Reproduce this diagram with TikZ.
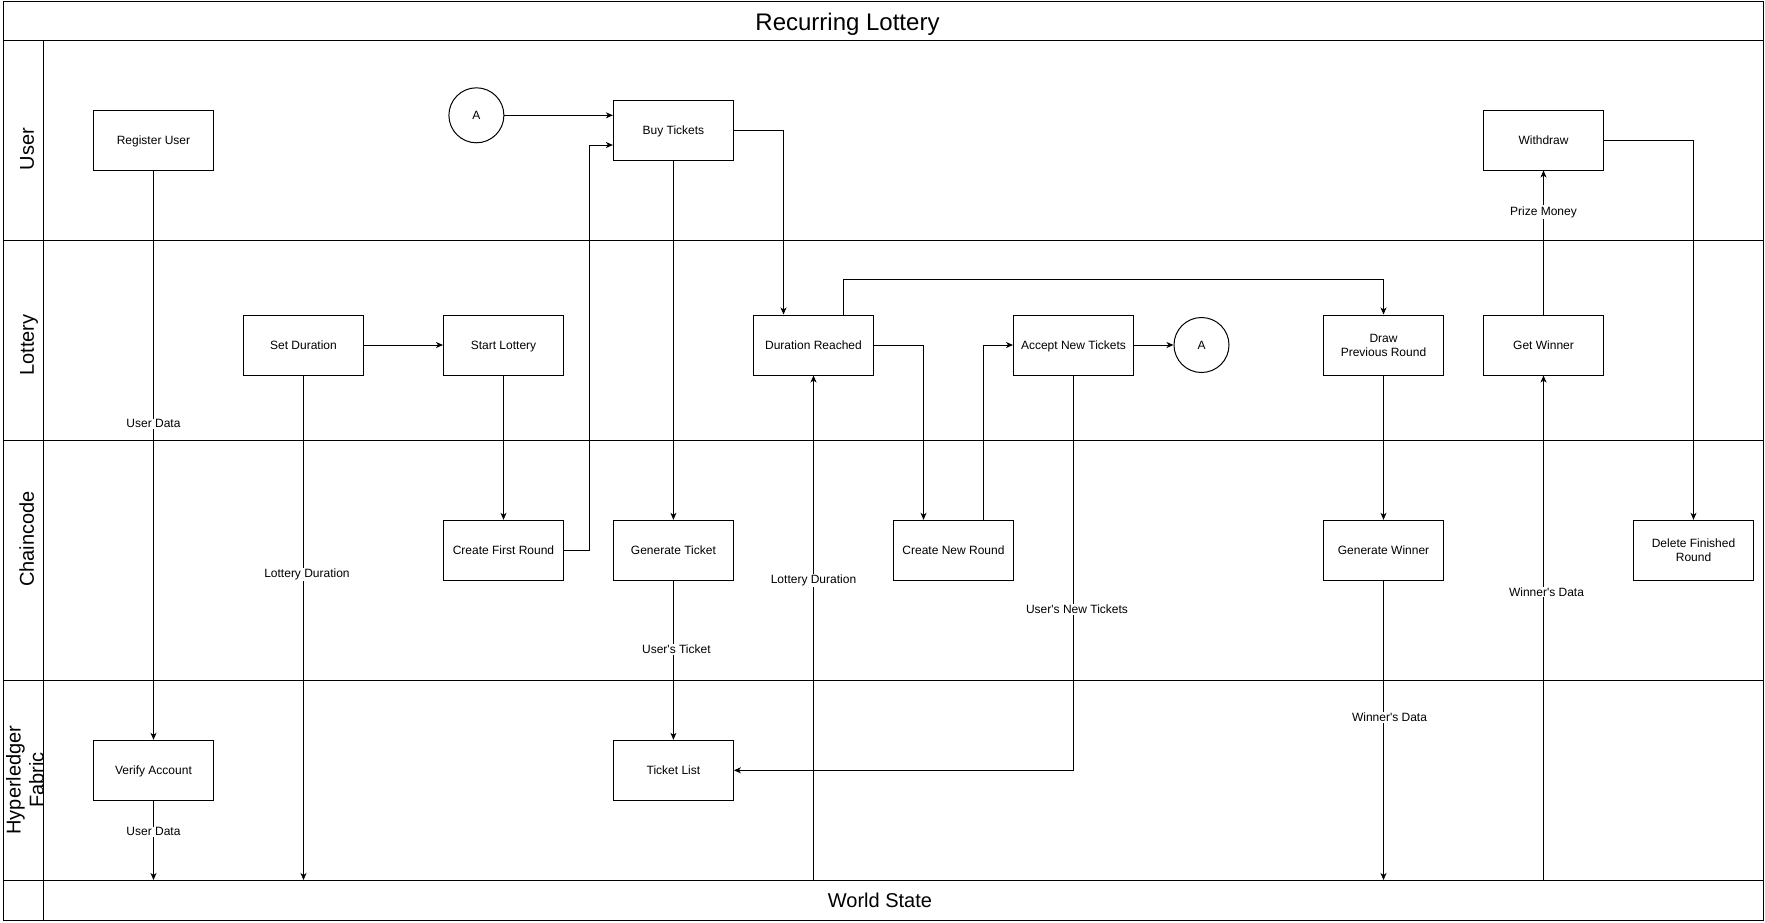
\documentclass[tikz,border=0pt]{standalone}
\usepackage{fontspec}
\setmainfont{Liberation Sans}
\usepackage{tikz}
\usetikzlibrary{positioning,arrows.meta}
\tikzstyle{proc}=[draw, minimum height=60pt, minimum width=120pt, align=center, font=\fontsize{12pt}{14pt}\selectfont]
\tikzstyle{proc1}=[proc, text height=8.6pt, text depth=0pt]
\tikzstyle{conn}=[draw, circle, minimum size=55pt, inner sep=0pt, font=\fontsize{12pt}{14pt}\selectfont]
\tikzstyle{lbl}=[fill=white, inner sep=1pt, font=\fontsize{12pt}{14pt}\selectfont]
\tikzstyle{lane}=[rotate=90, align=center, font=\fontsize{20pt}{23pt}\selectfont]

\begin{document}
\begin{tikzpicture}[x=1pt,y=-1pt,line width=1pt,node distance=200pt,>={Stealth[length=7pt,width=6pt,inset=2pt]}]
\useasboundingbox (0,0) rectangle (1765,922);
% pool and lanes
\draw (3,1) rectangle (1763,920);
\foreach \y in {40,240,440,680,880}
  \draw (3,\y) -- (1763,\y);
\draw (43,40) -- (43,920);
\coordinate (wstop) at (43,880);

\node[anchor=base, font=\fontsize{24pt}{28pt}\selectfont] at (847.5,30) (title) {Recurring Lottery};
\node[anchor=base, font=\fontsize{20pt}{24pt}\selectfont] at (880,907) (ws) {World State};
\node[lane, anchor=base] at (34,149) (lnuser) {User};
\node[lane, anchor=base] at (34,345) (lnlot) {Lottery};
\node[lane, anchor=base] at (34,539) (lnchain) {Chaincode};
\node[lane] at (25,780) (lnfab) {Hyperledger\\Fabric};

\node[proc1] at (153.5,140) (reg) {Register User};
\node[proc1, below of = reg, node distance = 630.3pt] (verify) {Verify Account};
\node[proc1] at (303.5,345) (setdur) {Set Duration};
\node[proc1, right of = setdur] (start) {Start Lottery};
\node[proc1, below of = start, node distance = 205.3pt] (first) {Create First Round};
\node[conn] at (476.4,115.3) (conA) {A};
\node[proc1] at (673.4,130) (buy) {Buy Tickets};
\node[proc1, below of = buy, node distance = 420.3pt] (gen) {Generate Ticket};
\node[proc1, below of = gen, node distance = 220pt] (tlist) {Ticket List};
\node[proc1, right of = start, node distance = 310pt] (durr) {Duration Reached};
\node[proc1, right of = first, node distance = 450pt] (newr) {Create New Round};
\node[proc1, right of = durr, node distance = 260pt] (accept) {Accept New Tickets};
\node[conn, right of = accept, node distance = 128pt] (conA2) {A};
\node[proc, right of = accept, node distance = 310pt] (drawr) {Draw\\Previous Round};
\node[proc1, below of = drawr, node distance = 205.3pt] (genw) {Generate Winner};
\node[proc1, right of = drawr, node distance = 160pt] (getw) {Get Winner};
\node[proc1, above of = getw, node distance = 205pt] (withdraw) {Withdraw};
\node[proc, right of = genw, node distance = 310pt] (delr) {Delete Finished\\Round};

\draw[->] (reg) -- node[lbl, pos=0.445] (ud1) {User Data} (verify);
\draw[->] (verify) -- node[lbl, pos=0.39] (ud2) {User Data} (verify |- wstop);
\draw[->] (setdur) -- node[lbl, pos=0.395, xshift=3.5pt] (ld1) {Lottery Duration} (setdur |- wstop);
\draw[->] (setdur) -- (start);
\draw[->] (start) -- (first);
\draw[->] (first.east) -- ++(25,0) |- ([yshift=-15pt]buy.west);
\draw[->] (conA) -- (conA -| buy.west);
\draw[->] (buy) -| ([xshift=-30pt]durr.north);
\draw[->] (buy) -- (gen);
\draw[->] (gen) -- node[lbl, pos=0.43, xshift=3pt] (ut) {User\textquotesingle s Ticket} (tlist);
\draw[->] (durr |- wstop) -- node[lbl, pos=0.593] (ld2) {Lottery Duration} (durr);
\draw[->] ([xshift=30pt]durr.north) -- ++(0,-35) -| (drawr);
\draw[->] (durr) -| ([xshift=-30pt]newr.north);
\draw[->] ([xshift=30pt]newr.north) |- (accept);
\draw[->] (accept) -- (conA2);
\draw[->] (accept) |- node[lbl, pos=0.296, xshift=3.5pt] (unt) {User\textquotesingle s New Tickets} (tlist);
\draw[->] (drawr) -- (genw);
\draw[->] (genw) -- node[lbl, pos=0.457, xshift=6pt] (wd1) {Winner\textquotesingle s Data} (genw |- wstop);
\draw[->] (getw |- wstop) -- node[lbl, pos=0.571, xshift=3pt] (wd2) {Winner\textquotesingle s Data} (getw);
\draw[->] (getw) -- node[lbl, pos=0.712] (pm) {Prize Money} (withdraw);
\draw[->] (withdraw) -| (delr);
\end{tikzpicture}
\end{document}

++++++++++

__GIVEN PROBLEM__. Transcribe all of the material exactly, leaving out whatever pictures it contains.

__IN RESPONSE__.
Reproduce this diagram with TikZ.
\documentclass[tikz,border=0pt]{standalone}
\usepackage{fontspec}
\setmainfont{Liberation Sans}
\usepackage{tikz}
\usetikzlibrary{positioning,arrows.meta}
\tikzstyle{proc}=[draw, minimum height=60pt, minimum width=120pt, align=center, font=\fontsize{12pt}{14pt}\selectfont]
\tikzstyle{proc1}=[proc, text height=8.6pt, text depth=0pt]
\tikzstyle{conn}=[draw, circle, minimum size=55pt, inner sep=0pt, font=\fontsize{12pt}{14pt}\selectfont]
\tikzstyle{lbl}=[fill=white, inner sep=1pt, font=\fontsize{12pt}{14pt}\selectfont]
\tikzstyle{lane}=[rotate=90, align=center, font=\fontsize{20pt}{23pt}\selectfont]

\begin{document}
\begin{tikzpicture}[x=1pt,y=-1pt,line width=1pt,node distance=200pt,>={Stealth[length=7pt,width=6pt,inset=2pt]}]
\useasboundingbox (0,0) rectangle (1765,922);
% pool and lanes
\draw (3,1) rectangle (1763,920);
\foreach \y in {40,240,440,680,880}
  \draw (3,\y) -- (1763,\y);
\draw (43,40) -- (43,920);
\coordinate (wstop) at (43,880);

\node[anchor=base, font=\fontsize{24pt}{28pt}\selectfont] at (847.5,30) (title) {Recurring Lottery};
\node[anchor=base, font=\fontsize{20pt}{24pt}\selectfont] at (880,907) (ws) {World State};
\node[lane, anchor=base] at (34,149) (lnuser) {User};
\node[lane, anchor=base] at (34,345) (lnlot) {Lottery};
\node[lane, anchor=base] at (34,539) (lnchain) {Chaincode};
\node[lane] at (25,780) (lnfab) {Hyperledger\\Fabric};

\node[proc1] at (153.5,140) (reg) {Register User};
\node[proc1, below of = reg, node distance = 630.3pt] (verify) {Verify Account};
\node[proc1] at (303.5,345) (setdur) {Set Duration};
\node[proc1, right of = setdur] (start) {Start Lottery};
\node[proc1, below of = start, node distance = 205.3pt] (first) {Create First Round};
\node[conn] at (476.4,115.3) (conA) {A};
\node[proc1] at (673.4,130) (buy) {Buy Tickets};
\node[proc1, below of = buy, node distance = 420.3pt] (gen) {Generate Ticket};
\node[proc1, below of = gen, node distance = 220pt] (tlist) {Ticket List};
\node[proc1, right of = start, node distance = 310pt] (durr) {Duration Reached};
\node[proc1, right of = first, node distance = 450pt] (newr) {Create New Round};
\node[proc1, right of = durr, node distance = 260pt] (accept) {Accept New Tickets};
\node[conn, right of = accept, node distance = 128pt] (conA2) {A};
\node[proc, right of = accept, node distance = 310pt] (drawr) {Draw\\Previous Round};
\node[proc1, below of = drawr, node distance = 205.3pt] (genw) {Generate Winner};
\node[proc1, right of = drawr, node distance = 160pt] (getw) {Get Winner};
\node[proc1, above of = getw, node distance = 205pt] (withdraw) {Withdraw};
\node[proc, right of = genw, node distance = 310pt] (delr) {Delete Finished\\Round};

\draw[->] (reg) -- node[lbl, pos=0.445] (ud1) {User Data} (verify);
\draw[->] (verify) -- node[lbl, pos=0.39] (ud2) {User Data} (verify |- wstop);
\draw[->] (setdur) -- node[lbl, pos=0.395, xshift=3.5pt] (ld1) {Lottery Duration} (setdur |- wstop);
\draw[->] (setdur) -- (start);
\draw[->] (start) -- (first);
\draw[->] (first.east) -- ++(25,0) |- ([yshift=-15pt]buy.west);
\draw[->] (conA) -- (conA -| buy.west);
\draw[->] (buy) -| ([xshift=-30pt]durr.north);
\draw[->] (buy) -- (gen);
\draw[->] (gen) -- node[lbl, pos=0.43, xshift=3pt] (ut) {User\textquotesingle s Ticket} (tlist);
\draw[->] (durr |- wstop) -- node[lbl, pos=0.593] (ld2) {Lottery Duration} (durr);
\draw[->] ([xshift=30pt]durr.north) -- ++(0,-35) -| (drawr);
\draw[->] (durr) -| ([xshift=-30pt]newr.north);
\draw[->] ([xshift=30pt]newr.north) |- (accept);
\draw[->] (accept) -- (conA2);
\draw[->] (accept) |- node[lbl, pos=0.296, xshift=3.5pt] (unt) {User\textquotesingle s New Tickets} (tlist);
\draw[->] (drawr) -- (genw);
\draw[->] (genw) -- node[lbl, pos=0.457, xshift=6pt] (wd1) {Winner\textquotesingle s Data} (genw |- wstop);
\draw[->] (getw |- wstop) -- node[lbl, pos=0.571, xshift=3pt] (wd2) {Winner\textquotesingle s Data} (getw);
\draw[->] (getw) -- node[lbl, pos=0.712] (pm) {Prize Money} (withdraw);
\draw[->] (withdraw) -| (delr);
\end{tikzpicture}
\end{document}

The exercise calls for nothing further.